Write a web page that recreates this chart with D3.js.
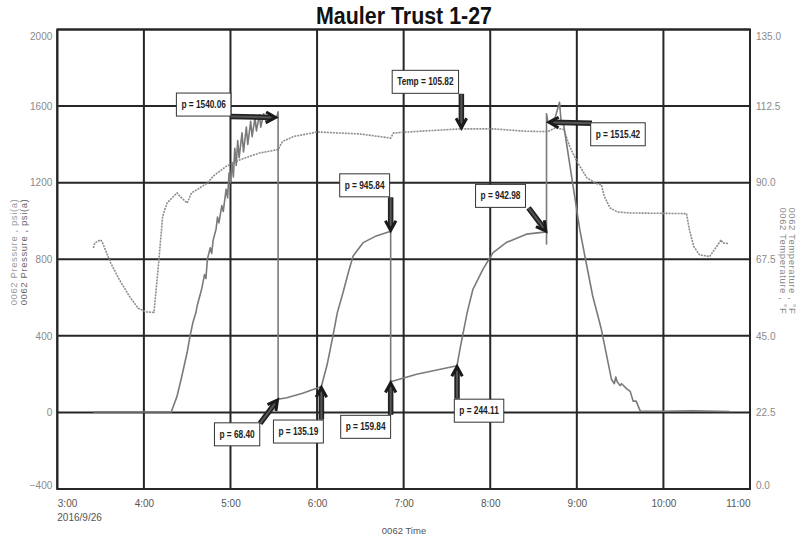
<!DOCTYPE html>
<html>
<head>
<meta charset="utf-8">
<script src="https://cdn.jsdelivr.net/npm/d3@7"></script>
<style>
  html, body { margin: 0; padding: 0; background: #fff; }
  svg { display: block; font-family: "Liberation Sans", Arial, sans-serif; }
</style>
</head>
<body>
<svg id="chart" width="809" height="539"></svg>
<script>
// ---------------- DATA ----------------
const title = "Mauler Trust 1-27";
const dateLabel = "2016/9/26";
const timeTicks = ["3:00","4:00","5:00","6:00","7:00","8:00","9:00","10:00","11:00"];
const pressureTicks = [-400, 0, 400, 800, 1200, 1600, 2000];
const temperatureTicks = [0.0, 22.5, 45.0, 67.5, 90.0, 112.5, 135.0];

// Pressure (psi(a)) series: time, value
const pressureTimes = [
  "3:25","4:19","4:23","4:26","4:30","4:32","4:34","4:36","4:37","4:40",
  "4:42","4:43","4:44","4:46","4:47","4:48","4:50","4:51","4:52","4:54",
  "4:55","4:57","4:58","4:59","5:00","5:01","5:02","5:03","5:04","5:05",
  "5:06","5:08","5:09","5:11","5:12","5:14","5:15","5:17","5:18","5:20",
  "5:21","5:23","5:25","5:27","5:29","5:31","5:32","5:33","5:33","5:39",
  "5:50","6:03","6:07","6:11","6:14","6:18","6:22","6:25","6:32","6:41",
  "6:51","6:51","7:09","7:37","7:39","7:44","7:48","7:55","8:02","8:11",
  "8:25","8:39","8:39","8:39","8:40","8:45","8:48","8:49","8:51","9:02",
  "9:06","9:11","9:17","9:24","9:26","9:27","9:28","9:30","9:31","9:35",
  "9:37","9:39","9:41","9:44","10:00","10:20","10:46"
];
const pressureValues = [
  2, 3, 85, 180, 314, 400, 471, 520, 560, 643,
  720, 700, 800, 860, 830, 900, 957, 1020, 990, 1080,
  1050, 1166, 1120, 1250, 1200, 1307, 1230, 1380, 1290, 1420,
  1330, 1460, 1360, 1490, 1400, 1520, 1440, 1540, 1470, 1555,
  1490, 1560, 1510, 1555, 1530, 1545, 1540.06, 1570, 68.4, 77,
  100, 135.19, 250, 399, 520, 626, 740, 817, 887, 922,
  945.84, 159.84, 199, 244.11, 329, 521, 643, 748, 835, 887,
  931, 942.98, 880, 1560, 1515.42, 1540, 1620, 1530, 1497, 957,
  800, 608, 434, 173, 150, 185, 160, 140, 150, 120,
  110, 59, 60, 7, 6, 8, 5
];

// Temperature (°F) series: time, value
const temperatureTimes = [
  "3:25","3:26","3:30","3:31","3:37","3:43","3:50","3:56","4:02","4:07",
  "4:10","4:13","4:16","4:23","4:25","4:30","4:33","4:37","4:44","4:48",
  "4:57","5:07","5:20","5:33","5:36","5:44","5:53","6:00","6:30","6:51",
  "6:53","7:11","7:40","8:02","8:25","8:40","8:45","8:51","8:55","9:00",
  "9:07","9:14","9:17","9:19","9:23","9:28","9:37","10:16","10:18","10:21",
  "10:25","10:32","10:37","10:40","10:41","10:45"
];
const temperatureValues = [
  70.8, 72.3, 73.2, 72.7, 66.4, 61.5, 56.6, 53.1, 52.0, 51.9,
  65.4, 80.1, 84.0, 87.0, 86.0, 84.0, 87.0, 88.0, 89.9, 91.9,
  94.8, 96.8, 98.7, 99.7, 102.1, 103.6, 104.3, 104.9, 104.3, 103.1,
  104.6, 105.1, 105.82, 105.8, 105.1, 105.0, 106.1, 105.6, 100.7, 96.3,
  91.4, 89.7, 89.4, 86.0, 82.6, 81.4, 81.1, 80.9, 76.2, 71.3,
  68.8, 68.3, 71.3, 73.2, 72.3, 72.1
];

// Annotations: label, time, value, series
const annotationLabels = ["p = 1540.06","Temp = 105.82","p = 945.84","p = 1515.42","p = 942.98","p = 68.40","p = 135.19","p = 159.84","p = 244.11"];
const annotationTimes  = ["5:32","7:40","6:51","8:40","8:39","5:33","6:03","6:51","7:37"];
const annotationValues = [1540.06, 105.82, 945.84, 1515.42, 942.98, 68.40, 135.19, 159.84, 244.11];
const annotationSeries = ["p","t","p","p","p","p","p","p","p"];

// Layout of annotation boxes (offsets from the pointed data point, pixels)
const annotationLayout = [
  {bx:-73,  by:-13, ax:-46, ay:-1},
  {bx:-36,  by:-47, ax:0,   ay:-35},
  {bx:-26,  by:-46, ax:0,   ay:-34},
  {bx:70,   by:12,  ax:44,  ay:1},
  {bx:-46,  by:-36, ax:-18, ay:-24},
  {bx:-41,  by:35,  ax:-18, ay:24},
  {bx:-23,  by:45,  ax:0,   ay:33},
  {bx:-25,  by:45,  ax:0,   ay:33},
  {bx:22,   by:45,  ax:0,   ay:33}
];

// ---------------- CHART ----------------
const parseT = s => { const [h, m] = s.split(":").map(Number); return new Date(2016, 8, 26, h, m); };

const svg = d3.select("#chart");
const L = 57.3, R = 750, T = 29.5, B = 489;

const x = d3.scaleTime().domain([parseT("3:00"), parseT("11:00")]).range([L, R]);
const yP = d3.scaleLinear().domain([-400, 2000]).range([B, T]);
const yT = d3.scaleLinear().domain([0, 135]).range([B, T]);

const gridColor = "#262626";

// Gridlines
const grid = svg.append("g");
grid.selectAll("line.h").data(pressureTicks).join("line")
  .attr("x1", L).attr("x2", R)
  .attr("y1", d => yP(d)).attr("y2", d => yP(d))
  .attr("stroke", gridColor).attr("stroke-width", 2);
grid.selectAll("line.v").data(timeTicks).join("line")
  .attr("y1", T).attr("y2", B)
  .attr("x1", d => x(parseT(d))).attr("x2", d => x(parseT(d)))
  .attr("stroke", gridColor).attr("stroke-width", 2);

// Left axis labels
const leftAxis = d3.axisLeft(yP).tickValues(pressureTicks).tickSize(0).tickPadding(5).tickFormat(d3.format("d"));
const gl = svg.append("g").attr("transform", `translate(${L},0)`).call(leftAxis);
gl.select(".domain").remove();
gl.selectAll("text").attr("fill", "#8a8a8a").attr("font-size", 10)
  .attr("font-family", "Liberation Sans, Arial, sans-serif")
  .attr("y", d => Math.min(Math.max(yP(d), 36), 485) - yP(d));

// Right axis labels
const rightAxis = d3.axisRight(yT).tickValues(temperatureTicks).tickSize(0).tickPadding(6).tickFormat(d3.format(".1f"));
const gr = svg.append("g").attr("transform", `translate(${R},0)`).call(rightAxis);
gr.select(".domain").remove();
gr.selectAll("text").attr("fill", "#8a8a8a").attr("font-size", 10)
  .attr("font-family", "Liberation Sans, Arial, sans-serif")
  .attr("y", d => Math.min(Math.max(yT(d), 36), 485) - yT(d));

// Bottom axis labels
const bottomAxis = d3.axisBottom(x).tickValues(timeTicks.map(parseT)).tickSize(0).tickPadding(11)
  .tickFormat(d3.timeFormat("%-H:%M"));
const gb = svg.append("g").attr("transform", `translate(0,${B})`).call(bottomAxis);
gb.select(".domain").remove();
gb.selectAll("text").attr("fill", "#555").attr("font-size", 10)
  .attr("font-family", "Liberation Sans, Arial, sans-serif")
  .attr("text-anchor", (d, i, n) => i === 0 ? "start" : (i === n.length - 1 ? "end" : "middle"));

svg.append("text").attr("x", L).attr("y", 521).attr("fill", "#555").attr("font-size", 10)
  .text(dateLabel);
svg.append("text").attr("x", 404).attr("y", 534).attr("text-anchor", "middle")
  .attr("fill", "#555").attr("font-size", 9.5).text("0062 Time");

// Axis titles
const lt = svg.append("g").attr("transform", "translate(17,252) rotate(-90)");
lt.append("text").attr("text-anchor", "middle").attr("fill", "#9a9a9a").attr("font-size", 9.5)
  .attr("letter-spacing", 0.6).text("0062 Pressure , psi(a)");
lt.append("text").attr("y", 10).attr("text-anchor", "middle").attr("fill", "#666").attr("font-size", 9.5)
  .attr("letter-spacing", 0.6).text("0062 Pressure , psi(a)");
const rt = svg.append("g").attr("transform", "translate(789,261) rotate(90)");
rt.append("text").attr("text-anchor", "middle").attr("fill", "#888").attr("font-size", 9.5)
  .attr("letter-spacing", 0.6).text("0062 Temperature , °F");
rt.append("text").attr("y", 9).attr("text-anchor", "middle").attr("fill", "#888").attr("font-size", 9.5)
  .attr("letter-spacing", 0.6).text("0062 Temperature , °F");

// Series
const pressure = pressureTimes.map((t, i) => ({t: parseT(t), v: pressureValues[i]}));
const temperature = temperatureTimes.map((t, i) => ({t: parseT(t), v: temperatureValues[i]}));

svg.append("path").datum(temperature)
  .attr("fill", "none").attr("stroke", "#8c8c8c").attr("stroke-width", 1.6)
  .attr("stroke-dasharray", "2,1")
  .attr("d", d3.line().x(d => x(d.t)).y(d => yT(d.v)));

svg.append("path").datum(pressure)
  .attr("fill", "none").attr("stroke", "#7a7a7a").attr("stroke-width", 1.6)
  .attr("stroke-linejoin", "round")
  .attr("d", d3.line().x(d => x(d.t)).y(d => yP(d.v)));

// Plot border
svg.append("rect").attr("x", L).attr("y", T).attr("width", R - L).attr("height", B - T)
  .attr("fill", "none").attr("stroke", gridColor).attr("stroke-width", 2);

// Title
svg.append("text").attr("x", 404).attr("y", 24).attr("text-anchor", "middle")
  .attr("font-size", 23).attr("font-weight", "bold").attr("fill", "#111")
  .attr("textLength", 176).attr("lengthAdjust", "spacingAndGlyphs").text(title);

// Annotations
const ann = annotationLabels.map((lab, i) => {
  const px = x(parseT(annotationTimes[i]));
  const py = annotationSeries[i] === "t" ? yT(annotationValues[i]) : yP(annotationValues[i]);
  return {lab, px, py, ...annotationLayout[i]};
});

const ag = svg.append("g");
ann.forEach(a => {
  const sx = a.px + a.ax, sy = a.py + a.ay;
  const ang = Math.atan2(a.py - sy, a.px - sx);
  const tipx = a.px - Math.cos(ang) * 1, tipy = a.py - Math.sin(ang) * 1;
  const headLen = 11, spread = 0.5;
  ag.append("line").attr("x1", sx).attr("y1", sy)
    .attr("x2", tipx - Math.cos(ang) * 3).attr("y2", tipy - Math.sin(ang) * 3)
    .attr("stroke", "#222").attr("stroke-width", 5.5);
  ag.append("line").attr("x1", sx).attr("y1", sy)
    .attr("x2", tipx - Math.cos(ang) * 4).attr("y2", tipy - Math.sin(ang) * 4)
    .attr("stroke", "#555").attr("stroke-width", 2);
  const h1x = tipx - headLen * Math.cos(ang - spread), h1y = tipy - headLen * Math.sin(ang - spread);
  const h2x = tipx - headLen * Math.cos(ang + spread), h2y = tipy - headLen * Math.sin(ang + spread);
  ag.append("path").attr("d", `M${h1x},${h1y}L${tipx},${tipy}L${h2x},${h2y}`)
    .attr("fill", "none").attr("stroke", "#1a1a1a").attr("stroke-width", 3)
    .attr("stroke-linejoin", "miter");
});
ann.forEach(a => {
  const cx = a.px + a.bx, cy = a.py + a.by;
  const g = ag.append("g");
  const txt = g.append("text").attr("x", cx).attr("y", cy + 3.5).attr("text-anchor", "middle")
    .attr("font-size", 10).attr("font-weight", "bold").attr("fill", "#222")
    .attr("font-family", "Liberation Sans, Arial, sans-serif")
    .text(a.lab);
  const w = txt.node().getComputedTextLength() * 0.83;
  txt.attr("textLength", w).attr("lengthAdjust", "spacingAndGlyphs");
  g.insert("rect", "text").attr("x", cx - w / 2 - 5).attr("y", cy - 11.5)
    .attr("width", w + 10).attr("height", 23)
    .attr("fill", "#fff").attr("stroke", "#333").attr("stroke-width", 1);
});
</script>
</body>
</html>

- - - -

Task to carry out: Write out, word for word, the lines from the start of the data through the one holding "90.0, 112.5, 135.0];". Omit pictures.

Task result:
Write a web page that recreates this chart with D3.js.
<!DOCTYPE html>
<html>
<head>
<meta charset="utf-8">
<script src="https://cdn.jsdelivr.net/npm/d3@7"></script>
<style>
  html, body { margin: 0; padding: 0; background: #fff; }
  svg { display: block; font-family: "Liberation Sans", Arial, sans-serif; }
</style>
</head>
<body>
<svg id="chart" width="809" height="539"></svg>
<script>
// ---------------- DATA ----------------
const title = "Mauler Trust 1-27";
const dateLabel = "2016/9/26";
const timeTicks = ["3:00","4:00","5:00","6:00","7:00","8:00","9:00","10:00","11:00"];
const pressureTicks = [-400, 0, 400, 800, 1200, 1600, 2000];
const temperatureTicks = [0.0, 22.5, 45.0, 67.5, 90.0, 112.5, 135.0];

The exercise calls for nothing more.